Washington Orders 6 Chubb & Son Insurers to Stop Writing Policies

November 9, 2010

Washington State Insurance Commissioner Mike Kreidler has issued an order to suspend the insurance certificates of six Chubb & Son companies, effective Nov. 18, 2010. The move — which does not affect existing policies or renewals — would bar the companies from writing new coverage for 9 months. Kreidler is also proposing a $534,000 fine, contingent on a hearing, against parent company Chubb & Son.

The suspension order includes Federal Insurance Co., Pacific Indemnity Co., Great Northern Insurance Co., Executive Risk Indemnity Inc., Vigilant Insurance Co., and Northwestern Pacific Indemnity Co. All are property and casualty insurers. All are wholly owned subsidiaries of Chubb & Son. The policies affected are all commercial policies.

“It’s highly unusual for us to suspend a company’s certificate to sell insurance. But we’ve repeatedly tried to work with Chubb and its subsidiaries to fix a number of ongoing violations of state law,” Kreidler said in a statement. “Some of the problems that triggered this decision have been recurring for a decade.”
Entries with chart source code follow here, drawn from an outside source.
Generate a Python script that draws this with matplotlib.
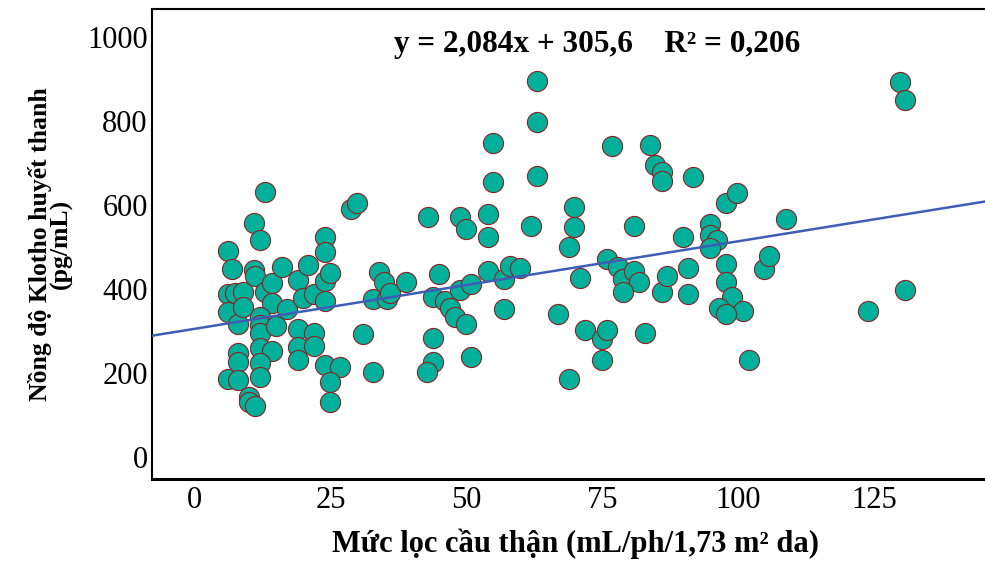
import matplotlib
matplotlib.use("Agg")
import matplotlib.pyplot as plt

# Mức lọc cầu thận (eGFR) và nồng độ Klotho huyết thanh
egfr = [6.0, 6.0, 6.0, 6.0, 6.9, 7.4, 8.0, 8.0, 8.0, 8.0,
        8.9, 8.9, 10.0, 10.0, 11.0, 10.9, 12.0, 10.9, 11.0, 12.9,
        12.9, 14.1, 14.1, 12.0, 12.0, 12.0, 12.0, 14.1, 12.0, 12.0,
        15.0, 16.0, 16.9, 18.9, 18.9, 18.9, 18.9, 19.9, 20.9, 22.0,
        22.0, 22.0, 23.9, 23.9, 23.9, 23.9, 24.9, 23.9, 26.7, 24.9,
        24.9, 28.8, 29.8, 30.9, 32.8, 32.8, 33.9, 34.8, 35.3, 35.9,
        38.8, 42.9, 45.0, 43.9, 46.0, 46.9, 47.9, 49.9, 48.8, 50.9,
        43.9, 43.9, 42.8, 50.9, 48.8, 49.9, 53.9, 53.9, 54.9, 54.9,
        53.9, 56.9, 58.0, 59.9, 56.9, 61.9, 62.9, 62.9, 62.9, 66.8,
        68.8, 68.9, 69.8, 69.8, 70.9, 71.8, 74.9, 75.8, 74.9, 75.8,
        76.7, 77.9, 78.8, 80.8, 81.8, 78.8, 80.8, 82.8, 83.8, 84.7,
        85.9, 85.9, 85.9, 86.8, 89.9, 90.8, 90.8, 91.7, 94.8, 94.8,
        96.0, 94.8, 97.8, 99.7, 97.8, 97.8, 98.8, 96.5, 100.8, 97.8,
        101.9, 104.8, 105.7, 108.8, 123.8, 129.8, 130.7, 130.7]
klotho = [490, 389, 345, 186, 447, 390, 318, 247, 227, 183,
          394, 358, 144, 132, 121, 558, 517, 445, 431, 632,
          394, 366, 414, 334, 314, 295, 259, 252, 223, 191,
          312, 453, 352, 421, 306, 263, 231, 379, 457, 389,
          295, 264, 524, 488, 419, 371, 439, 219, 214, 179,
          132, 590, 606, 292, 376, 202, 441, 417, 376, 390,
          417, 572, 436, 382, 371, 354, 334, 318, 398, 412,
          283, 227, 203, 239, 571, 542, 579, 523, 749, 654,
          444, 425, 456, 450, 352, 551, 895, 798, 669, 340,
          185, 501, 595, 548, 426, 302, 281, 302, 231, 471,
          740, 453, 425, 444, 416, 392, 551, 295, 743, 695,
          679, 657, 392, 431, 523, 451, 388, 666, 554, 529,
          518, 497, 606, 629, 461, 416, 382, 356, 348, 340,
          231, 447, 479, 568, 348, 892, 850, 399]

slope = 2.084
intercept = 305.6
x_ticks = [0, 25, 50, 75, 100, 125]
y_ticks = [0, 200, 400, 600, 800, 1000]
eq_text = "y = 2,084x + 305,6    R² = 0,206"
x_label = "Mức lọc cầu thận (mL/ph/1,73 m² da)"
y_label = "Nồng độ Klotho huyết thanh\n(pg/mL)"

plt.rcParams["font.family"] = ["Liberation Serif", "DejaVu Serif"]

fig = plt.figure(figsize=(9.85, 5.61), dpi=100)
ax = fig.add_axes([0.1543, 0.1462, 0.8457, 0.8378])

xmin, xmax = -7.9, 145.4
ax.set_xlim(xmin, xmax)
ax.set_ylim(-52, 1067)

ax.plot([xmin, xmax], [intercept + slope * xmin, intercept + slope * xmax],
        color="#3f5db4", lw=1.8, zorder=3)
ax.scatter(egfr, klotho, s=210, facecolor="#00b09b", edgecolor="#8b2323",
           linewidth=0.8, zorder=2)

ax.set_xticks(x_ticks)
ax.set_yticks(y_ticks)
ax.tick_params(length=0, labelsize=22)
ax.tick_params(axis="x", pad=5)
ax.tick_params(axis="y", pad=3)

for s in ["left", "top"]:
    ax.spines[s].set_linewidth(1.5)
ax.spines["bottom"].set_linewidth(2.2)
ax.spines["right"].set_visible(False)

ax.text(0.534, 0.925, eq_text, transform=ax.transAxes, ha="center", va="center",
        fontsize=22.5, fontweight="bold")

ax.set_xlabel(x_label, fontsize=22, fontweight="bold", labelpad=10)
ax.xaxis.label.set_x(0.508)
ax.set_ylabel(y_label, fontsize=18.5, fontweight="bold", labelpad=10, linespacing=0.9)

fig.savefig("out.png", dpi=100)
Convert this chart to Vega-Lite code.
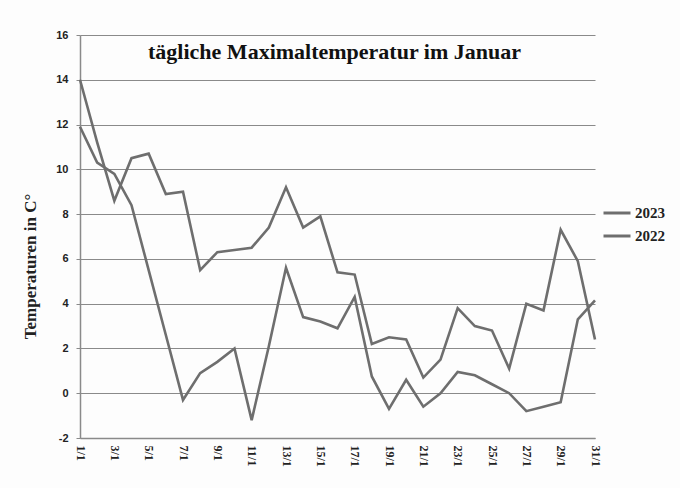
{
  "$schema": "https://vega.github.io/schema/vega-lite/v6.json",
  "autosize": "none",
  "width": 515,
  "height": 403,
  "padding": {"left": 80, "top": 35, "right": 85, "bottom": 50},
  "background": "#fdfdfd",
  "title": {
    "text": "tägliche Maximaltemperatur im Januar",
    "font": "Liberation Serif",
    "fontSize": 22,
    "fontWeight": "bold",
    "color": "#111111",
    "anchor": "middle",
    "offset": 0,
    "dx": -3,
    "dy": 35
  },
  "data": {
    "values": [
      {"day": 1, "year": "2023", "temp": 14.0},
      {"day": 2, "year": "2023", "temp": 11.2},
      {"day": 3, "year": "2023", "temp": 8.6},
      {"day": 4, "year": "2023", "temp": 10.5},
      {"day": 5, "year": "2023", "temp": 10.7},
      {"day": 6, "year": "2023", "temp": 8.9},
      {"day": 7, "year": "2023", "temp": 9.0},
      {"day": 8, "year": "2023", "temp": 5.5},
      {"day": 9, "year": "2023", "temp": 6.3},
      {"day": 10, "year": "2023", "temp": 6.4},
      {"day": 11, "year": "2023", "temp": 6.5},
      {"day": 12, "year": "2023", "temp": 7.4},
      {"day": 13, "year": "2023", "temp": 9.2},
      {"day": 14, "year": "2023", "temp": 7.4},
      {"day": 15, "year": "2023", "temp": 7.9},
      {"day": 16, "year": "2023", "temp": 5.4},
      {"day": 17, "year": "2023", "temp": 5.3},
      {"day": 18, "year": "2023", "temp": 2.2},
      {"day": 19, "year": "2023", "temp": 2.5},
      {"day": 20, "year": "2023", "temp": 2.4},
      {"day": 21, "year": "2023", "temp": 0.7},
      {"day": 22, "year": "2023", "temp": 1.5},
      {"day": 23, "year": "2023", "temp": 3.8},
      {"day": 24, "year": "2023", "temp": 3.0},
      {"day": 25, "year": "2023", "temp": 2.8},
      {"day": 26, "year": "2023", "temp": 1.1},
      {"day": 27, "year": "2023", "temp": 4.0},
      {"day": 28, "year": "2023", "temp": 3.7},
      {"day": 29, "year": "2023", "temp": 7.3},
      {"day": 30, "year": "2023", "temp": 5.9},
      {"day": 31, "year": "2023", "temp": 2.4},
      {"day": 1, "year": "2022", "temp": 11.9},
      {"day": 2, "year": "2022", "temp": 10.3},
      {"day": 3, "year": "2022", "temp": 9.8},
      {"day": 4, "year": "2022", "temp": 8.4},
      {"day": 5, "year": "2022", "temp": 5.5},
      {"day": 6, "year": "2022", "temp": 2.6},
      {"day": 7, "year": "2022", "temp": -0.3},
      {"day": 8, "year": "2022", "temp": 0.9},
      {"day": 9, "year": "2022", "temp": 1.4},
      {"day": 10, "year": "2022", "temp": 2.0},
      {"day": 11, "year": "2022", "temp": -1.2},
      {"day": 12, "year": "2022", "temp": 2.1},
      {"day": 13, "year": "2022", "temp": 5.6},
      {"day": 14, "year": "2022", "temp": 3.4},
      {"day": 15, "year": "2022", "temp": 3.2},
      {"day": 16, "year": "2022", "temp": 2.9},
      {"day": 17, "year": "2022", "temp": 4.3},
      {"day": 18, "year": "2022", "temp": 0.75},
      {"day": 19, "year": "2022", "temp": -0.7},
      {"day": 20, "year": "2022", "temp": 0.6},
      {"day": 21, "year": "2022", "temp": -0.6},
      {"day": 22, "year": "2022", "temp": 0.0},
      {"day": 23, "year": "2022", "temp": 0.95},
      {"day": 24, "year": "2022", "temp": 0.8},
      {"day": 25, "year": "2022", "temp": 0.4},
      {"day": 26, "year": "2022", "temp": 0.0},
      {"day": 27, "year": "2022", "temp": -0.8},
      {"day": 28, "year": "2022", "temp": -0.6},
      {"day": 29, "year": "2022", "temp": -0.4},
      {"day": 30, "year": "2022", "temp": 3.3},
      {"day": 31, "year": "2022", "temp": 4.15}
    ]
  },
  "mark": {"type": "line", "strokeWidth": 2.6, "strokeJoin": "miter"},
  "encoding": {
    "x": {
      "field": "day",
      "type": "quantitative",
      "scale": {"domain": [1, 31], "nice": false, "zero": false},
      "axis": {
        "title": null,
        "values": [1, 3, 5, 7, 9, 11, 13, 15, 17, 19, 21, 23, 25, 27, 29, 31],
        "labelExpr": "datum.value + '/1'",
        "labelAngle": 90,
        "labelFont": "Liberation Serif",
        "labelFontWeight": "bold",
        "labelFontSize": 12,
        "labelColor": "#222222",
        "labelPadding": 7,
        "ticks": false,
        "grid": false,
        "domainColor": "#8a8a8a",
        "domainWidth": 1.5,
        "labelOverlap": false
      }
    },
    "y": {
      "field": "temp",
      "type": "quantitative",
      "scale": {"domain": [-2, 16], "nice": false},
      "axis": {
        "title": "Temperaturen in C°",
        "titleFont": "Liberation Serif",
        "titleFontWeight": "bold",
        "titleFontSize": 17,
        "titleColor": "#222222",
        "titleX": -41,
        "titleY": 231,
        "values": [-2, 0, 2, 4, 6, 8, 10, 12, 14, 16],
        "labelExpr": "'' + datum.value",
        "labelFont": "Liberation Sans",
        "labelFontWeight": "bold",
        "labelFontSize": 11,
        "labelColor": "#222222",
        "labelPadding": 8,
        "tickSize": 4,
        "tickColor": "#8a8a8a",
        "grid": true,
        "gridColor": "#8a8a8a",
        "gridWidth": 1.2,
        "domainColor": "#8a8a8a",
        "domainWidth": 1.5
      }
    },
    "color": {
      "field": "year",
      "type": "nominal",
      "scale": {"domain": ["2023", "2022"], "range": ["#6e6e6e", "#6e6e6e"]},
      "legend": {
        "title": null,
        "orient": "none",
        "legendX": 522,
        "legendY": 163,
        "symbolType": "stroke",
        "symbolSize": 729,
        "symbolStrokeWidth": 3,
        "rowPadding": 0,
        "labelFont": "Liberation Serif",
        "labelFontWeight": "bold",
        "labelFontSize": 15,
        "labelColor": "#222222",
        "labelOffset": 3
      }
    }
  },
  "config": {"view": {"stroke": null}}
}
(Chubb & Son has filed an appeal over the order, which has resulted in a stay.)

The OIC said a key issue is Chubb’s repeated failure since 1998 to properly document the reasons for charging higher or lower rates on certain policies. Exams and audits dating back to 1998 find the same problem cropping up repeatedly. Since 2000, the company has been repeatedly fined and urged to fix the problems.

Repeated examinations and a series of company self-audits ordered by Kreidler since 2007 found hundreds of violations of state law, including numerous recent ones, the OIC said. In some cases, more than half the sample files checked had violations. The $534,000 fine amount was based on 534 violations of state insurance law, at $1,000 per violation.

“Insurance relies on a level playing field and fair competition,” Kreidler said. “Rate decisions must be based on a sound rationale and documented. Repeated exams showed that Chubb wasn’t playing by those rules.”